▸ What the task requires:
Check each line of the listing below for the string "this", and copy the ones that have it.

--- begin Source data ---

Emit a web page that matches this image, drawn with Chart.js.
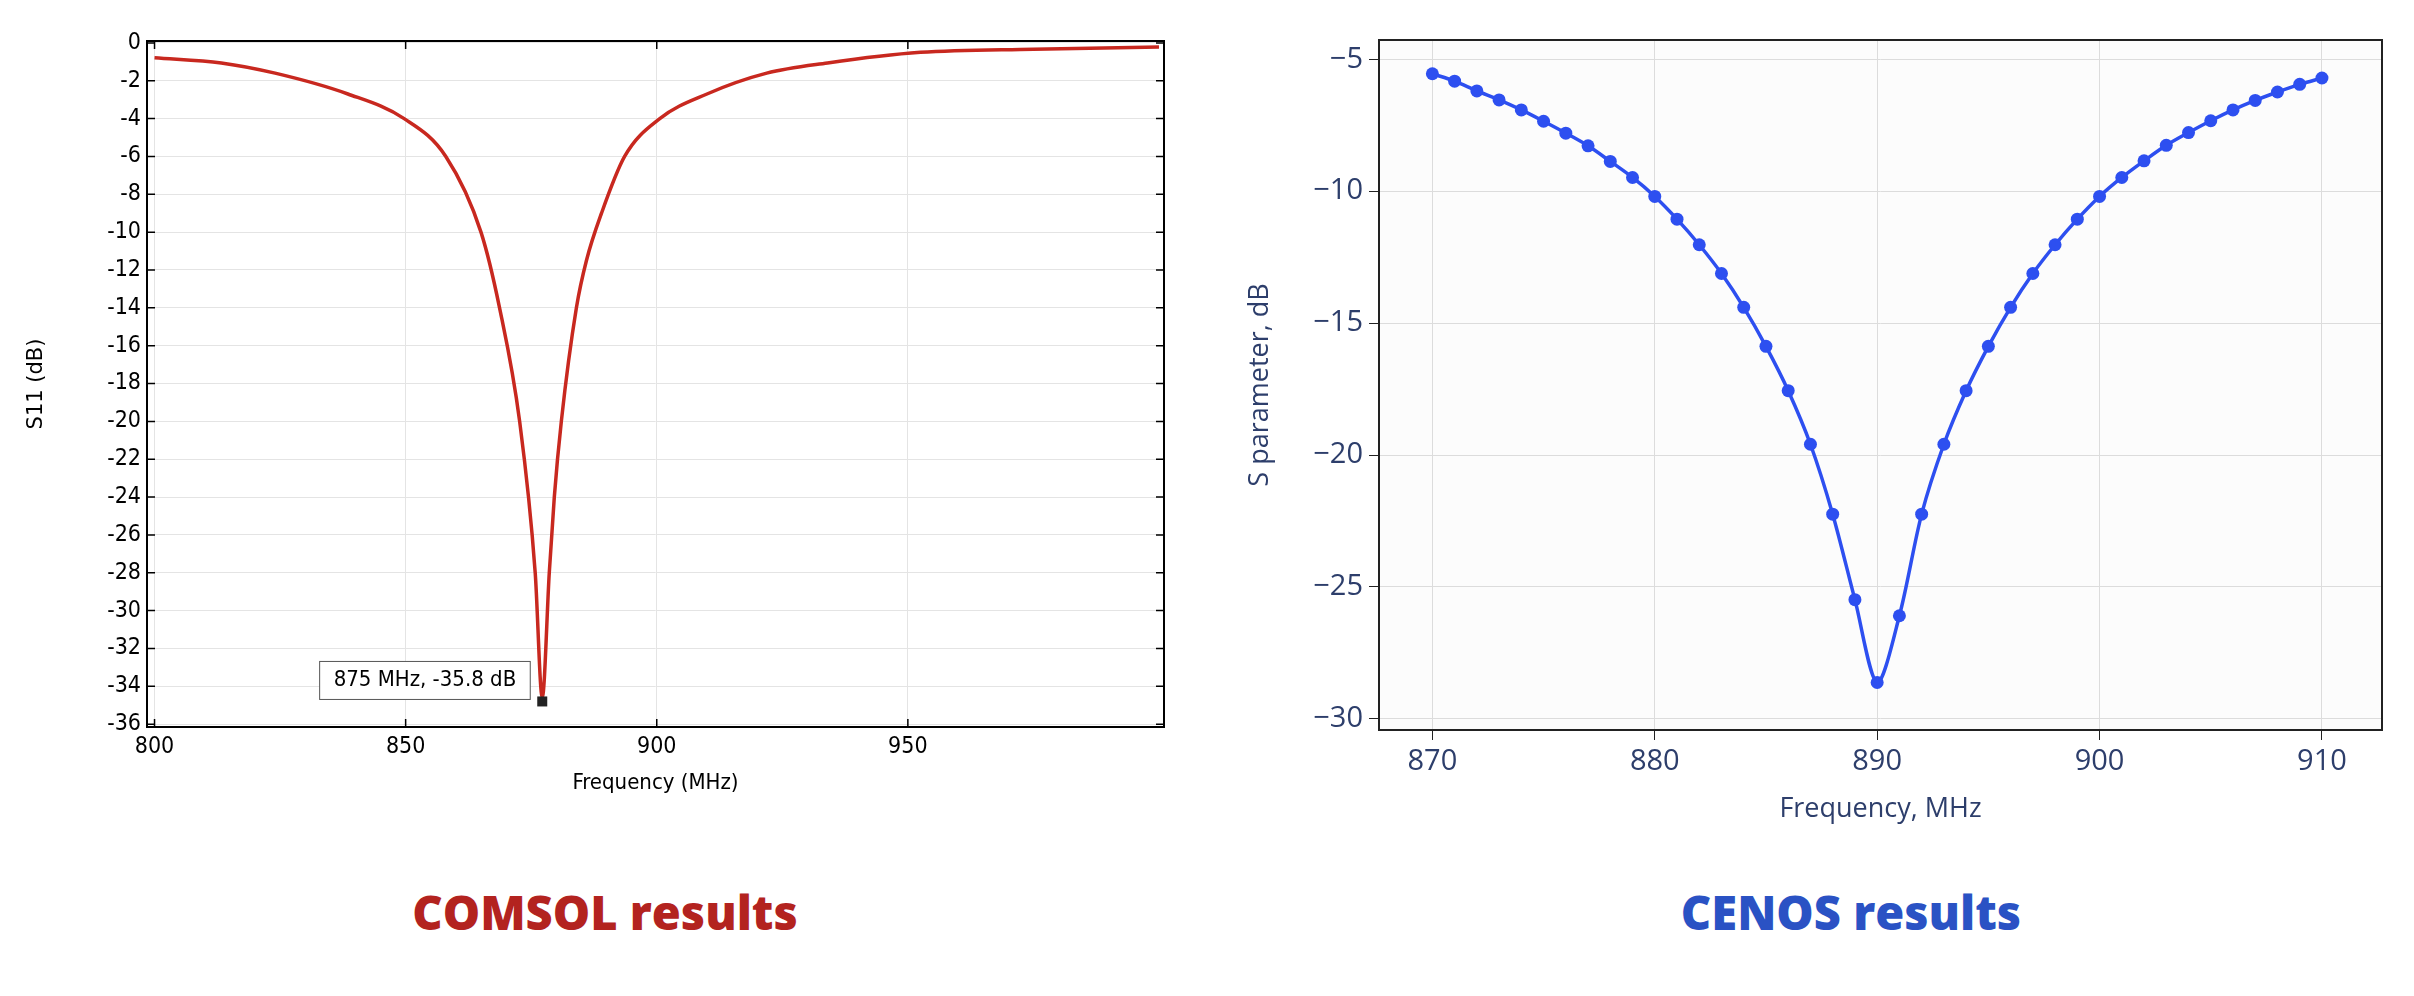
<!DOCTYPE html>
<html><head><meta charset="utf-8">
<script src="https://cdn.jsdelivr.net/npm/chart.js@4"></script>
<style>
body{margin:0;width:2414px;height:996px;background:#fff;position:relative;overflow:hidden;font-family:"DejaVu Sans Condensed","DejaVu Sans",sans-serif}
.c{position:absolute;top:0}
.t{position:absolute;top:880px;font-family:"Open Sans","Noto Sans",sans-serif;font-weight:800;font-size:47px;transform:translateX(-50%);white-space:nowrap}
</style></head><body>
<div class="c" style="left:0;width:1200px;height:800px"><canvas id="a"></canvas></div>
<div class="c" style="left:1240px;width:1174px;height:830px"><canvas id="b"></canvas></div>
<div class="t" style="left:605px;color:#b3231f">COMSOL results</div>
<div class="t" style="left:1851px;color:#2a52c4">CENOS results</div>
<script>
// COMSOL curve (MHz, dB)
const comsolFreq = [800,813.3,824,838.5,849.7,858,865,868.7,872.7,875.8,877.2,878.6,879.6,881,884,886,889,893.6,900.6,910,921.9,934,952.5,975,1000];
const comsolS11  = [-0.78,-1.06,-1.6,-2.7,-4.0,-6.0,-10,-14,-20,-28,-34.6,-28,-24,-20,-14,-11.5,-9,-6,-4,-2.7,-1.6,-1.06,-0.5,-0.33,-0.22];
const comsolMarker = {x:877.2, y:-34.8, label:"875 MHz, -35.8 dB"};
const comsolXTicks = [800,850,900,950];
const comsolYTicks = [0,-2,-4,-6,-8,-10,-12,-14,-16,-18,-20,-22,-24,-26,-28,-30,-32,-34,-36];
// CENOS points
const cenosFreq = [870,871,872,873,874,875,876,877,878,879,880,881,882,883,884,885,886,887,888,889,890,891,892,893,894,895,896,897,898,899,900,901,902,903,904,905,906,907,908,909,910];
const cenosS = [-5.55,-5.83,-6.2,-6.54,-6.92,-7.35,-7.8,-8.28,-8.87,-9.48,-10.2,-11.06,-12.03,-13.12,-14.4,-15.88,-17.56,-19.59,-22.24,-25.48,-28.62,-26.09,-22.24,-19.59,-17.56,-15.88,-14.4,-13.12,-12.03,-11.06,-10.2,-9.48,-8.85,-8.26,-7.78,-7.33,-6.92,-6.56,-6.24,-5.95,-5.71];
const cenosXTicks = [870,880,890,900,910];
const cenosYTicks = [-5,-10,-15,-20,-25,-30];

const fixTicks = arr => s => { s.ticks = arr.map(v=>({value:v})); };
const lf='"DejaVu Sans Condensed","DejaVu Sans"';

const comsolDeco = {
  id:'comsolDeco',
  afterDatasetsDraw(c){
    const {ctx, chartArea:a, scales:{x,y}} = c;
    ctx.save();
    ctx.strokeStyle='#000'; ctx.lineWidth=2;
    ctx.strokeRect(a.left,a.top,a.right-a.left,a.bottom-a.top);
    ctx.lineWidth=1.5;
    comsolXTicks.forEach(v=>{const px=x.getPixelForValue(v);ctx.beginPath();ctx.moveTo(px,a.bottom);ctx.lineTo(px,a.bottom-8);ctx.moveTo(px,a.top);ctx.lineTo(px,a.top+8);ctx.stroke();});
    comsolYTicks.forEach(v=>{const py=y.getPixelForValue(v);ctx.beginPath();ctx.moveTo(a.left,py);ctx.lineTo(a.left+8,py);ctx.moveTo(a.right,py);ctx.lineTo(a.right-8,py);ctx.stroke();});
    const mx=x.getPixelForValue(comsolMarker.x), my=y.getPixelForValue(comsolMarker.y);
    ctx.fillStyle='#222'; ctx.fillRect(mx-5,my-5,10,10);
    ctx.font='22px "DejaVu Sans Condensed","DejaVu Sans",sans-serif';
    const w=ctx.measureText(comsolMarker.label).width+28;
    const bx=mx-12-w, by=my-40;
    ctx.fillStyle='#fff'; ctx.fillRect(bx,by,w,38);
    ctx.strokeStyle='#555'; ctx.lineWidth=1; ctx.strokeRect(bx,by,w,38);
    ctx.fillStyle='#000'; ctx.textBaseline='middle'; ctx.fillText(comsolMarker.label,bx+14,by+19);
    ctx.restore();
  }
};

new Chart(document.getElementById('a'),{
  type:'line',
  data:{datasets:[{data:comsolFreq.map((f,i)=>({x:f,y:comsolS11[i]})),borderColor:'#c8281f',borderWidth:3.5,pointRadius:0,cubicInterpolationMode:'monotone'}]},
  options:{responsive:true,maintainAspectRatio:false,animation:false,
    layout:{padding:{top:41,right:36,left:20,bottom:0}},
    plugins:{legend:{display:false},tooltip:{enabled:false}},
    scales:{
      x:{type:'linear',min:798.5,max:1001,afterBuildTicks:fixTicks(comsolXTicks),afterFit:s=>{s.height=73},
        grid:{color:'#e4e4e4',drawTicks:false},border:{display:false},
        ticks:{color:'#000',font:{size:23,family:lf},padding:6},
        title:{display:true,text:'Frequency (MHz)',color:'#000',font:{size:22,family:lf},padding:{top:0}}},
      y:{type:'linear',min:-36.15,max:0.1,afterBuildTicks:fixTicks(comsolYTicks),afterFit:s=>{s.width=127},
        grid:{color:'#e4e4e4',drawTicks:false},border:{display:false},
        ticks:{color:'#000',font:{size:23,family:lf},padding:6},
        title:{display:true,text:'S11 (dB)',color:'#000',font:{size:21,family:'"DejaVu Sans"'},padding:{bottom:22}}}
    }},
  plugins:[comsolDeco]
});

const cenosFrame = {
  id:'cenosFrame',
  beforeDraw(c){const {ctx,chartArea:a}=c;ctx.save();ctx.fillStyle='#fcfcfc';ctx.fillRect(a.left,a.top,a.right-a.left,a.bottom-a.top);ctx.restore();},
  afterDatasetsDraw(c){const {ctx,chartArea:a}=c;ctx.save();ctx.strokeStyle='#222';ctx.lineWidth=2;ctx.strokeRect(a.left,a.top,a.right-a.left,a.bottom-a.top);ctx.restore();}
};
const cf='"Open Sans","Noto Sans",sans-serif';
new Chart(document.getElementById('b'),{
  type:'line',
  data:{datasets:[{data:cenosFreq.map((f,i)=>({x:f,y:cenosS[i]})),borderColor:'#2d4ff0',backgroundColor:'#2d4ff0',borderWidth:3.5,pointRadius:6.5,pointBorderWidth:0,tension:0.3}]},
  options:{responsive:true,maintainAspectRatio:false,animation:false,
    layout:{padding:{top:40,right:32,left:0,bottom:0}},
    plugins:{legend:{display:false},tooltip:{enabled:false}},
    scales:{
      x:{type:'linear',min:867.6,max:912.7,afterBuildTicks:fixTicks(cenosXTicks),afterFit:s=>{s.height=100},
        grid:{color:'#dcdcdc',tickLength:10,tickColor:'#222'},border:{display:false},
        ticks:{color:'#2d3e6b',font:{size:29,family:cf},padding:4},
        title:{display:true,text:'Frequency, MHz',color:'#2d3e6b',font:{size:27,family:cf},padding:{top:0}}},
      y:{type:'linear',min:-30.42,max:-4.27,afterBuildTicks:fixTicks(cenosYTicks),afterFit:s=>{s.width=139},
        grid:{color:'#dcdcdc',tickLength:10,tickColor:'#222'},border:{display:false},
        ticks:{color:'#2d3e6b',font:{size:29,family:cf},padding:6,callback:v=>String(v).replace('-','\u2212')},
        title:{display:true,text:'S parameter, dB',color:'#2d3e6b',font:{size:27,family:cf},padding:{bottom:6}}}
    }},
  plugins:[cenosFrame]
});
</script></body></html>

--- end Source data ---
--- begin Source data ---

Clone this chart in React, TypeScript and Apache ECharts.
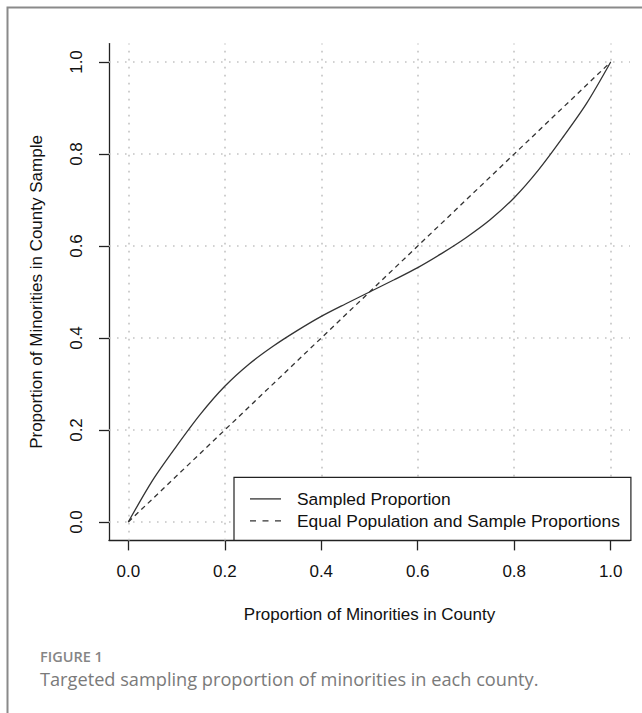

--- end Source data ---

▸ Exercise answer:
Emit a web page that matches this image, drawn with Chart.js.
Clone this chart in React, TypeScript and Apache ECharts.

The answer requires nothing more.